In the manufacturing world there is a requirement to know that products are dimensionally and structurally made to specification.  The design will imply and impose tolerances and requirements which may be geometric, define surface finish, or require a test regime.  The testing can be visual or physical, there is a range of non-destructive testing (NDT) and destructive testing (DT) techniques.  Destructive testing will be specified for strength critical components, typically the ‘first off’ and ‘last off’ for a batch of components will be subjected to the testing and if successfully achieving specified requirements the batch is signed off as compliant.

As tolerances and variance have tightened, and complexity increased, the mechanisms for metrology measurement and testing have become more sophisticated and accurate.  Early measurement systems were contact based physical devices.  The range of devices now available includes remote measurement using scanners and vision techniques.  The non-contact data capture metrology techniques can be typically classified as follows: –

  • 3D laser scanning
  • 3D rendering
  • Blue light scanning
  • CT scanning
  • Interferometry
  • Photogrammetry
  • X-ray tomography

The digitization of coordinate measurement allows users to generate a 3-dimensional image of the component which can be overlaid on the designers’ model and evaluated for errors.  This is increasingly done employing the use of artificial intelligence or expert systems to remove any human error and speed up the process.
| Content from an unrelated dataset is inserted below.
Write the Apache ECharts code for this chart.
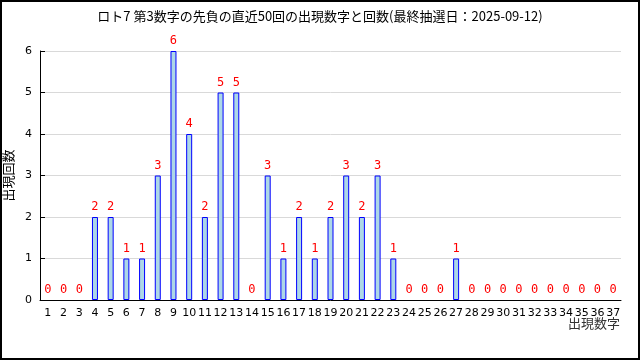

A Coordinate Measuring Machine (CMM) is the centre piece of most metrology laboratories.  These CMMs allow users to take single measurements or generate a cloud of points to define a feature or entire product taking a framework of reference points to position the product ‘touch points’ on an XYZ axis.  This digitised data can then be checked against the design.

Measuring arms are an essential part of modern metrology laboratories.  They provide accessibility to critical areas otherwise difficult to reach, including re-entrant features and deep narrow internal features.  Pressure sensitive contact probes provide highly accurate pinpoints referenced back to the central coordinate system.  It is usually necessary to use a system or set of metrology tools to fully check the component against specification.

Metrology Services

Most engineering and manufacturing companies have enough metrology equipment in-house for routine work.  The more sophisticated equipment is expensive and difficult to justify purchasing if it will be underutilised.  This creates a commercial opportunity for outsourcing of metrology services.  Some Clients place a requirement for independent verification of authenticity of compliance, necessitating the use of an accredited 3rd party.  Modern metrology equipment will output a record of measurement which may be as digital data or in printed form.

Testing and Calibration

The maintenance and accurate calibration of metrology is an essential and certifiable requirement.  The calibration must be performed at specified intervals using reference data.  The reference data may be a physical item of known geometry or a closed-loop routine to identify closing or cumulative error.  The metrology device and/or the reference data may require it being sent to an independent test laboratory to be certified as accurate.  This is covered by a range of internationally agreed standards to ensure single source of truth or reference.